Adding insult to injury
This is certainly an embarrassment to the Monetary Board which is responsible for this policy. To add insult to injury, for the first time in the history of the Bank, a civil society activist has demanded the Governor of the Bank and his economic team to come for a public debate on the policy stance in the spirit of adhering to democratic economic policy governance (available at: http://www.ft.lk/opinion/Intellectual-debate-needed-on-present-external-sector-monetary-management-policies-and-practices/14-713567). What this means is that the Central Bank is being continuously watched by the market and it no longer holds an unchallenged position to fix its policy.

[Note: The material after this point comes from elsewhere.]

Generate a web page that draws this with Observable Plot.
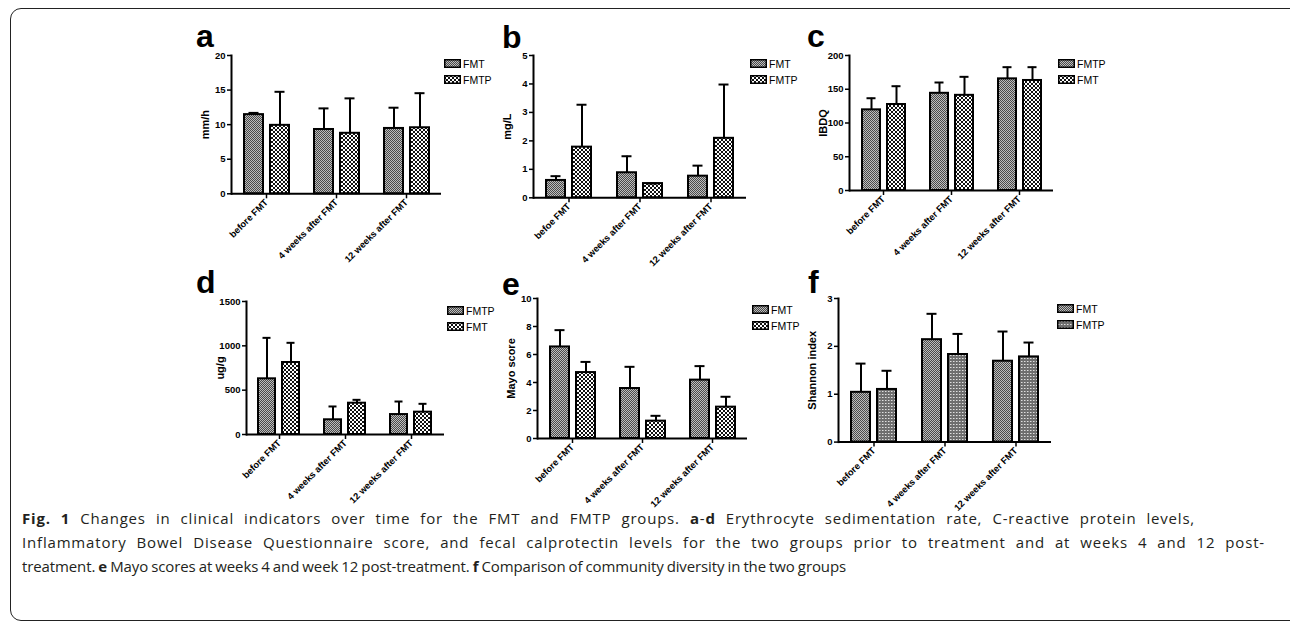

Nation should be ready to take a hit
Sri Lanka’s external debt problem is not a problem of State Minister Cabraal alone. It is a problem faced by the whole nation. Also, all the governments since independence except the one in power in 1954 and 1955 had contributed to it in a small or big way. No point in castigating them now. What should be done today is to find a quick solution for the problem without defaulting the obligations. It requires the whole country to take a hit. The hit comes in the form of making available the necessary foreign exchange for debt repayment by cutting the domestic consumption. We are heading toward that position fast and the present problem is how to manage it without causing social, economic, and political disorder in the system.
Avoid anti-IMF rhetoric
In my view, Cabraalnomics should take note of this and have a backup rescue plan. That may include giving up the anti-IMF rhetoric because circumstances would force Sri Lanka to eat the humble pie eventually. This happened in 2008 during the previous Mahinda Rajapaksa administration and in 2016 during the previous Yahapalana Government.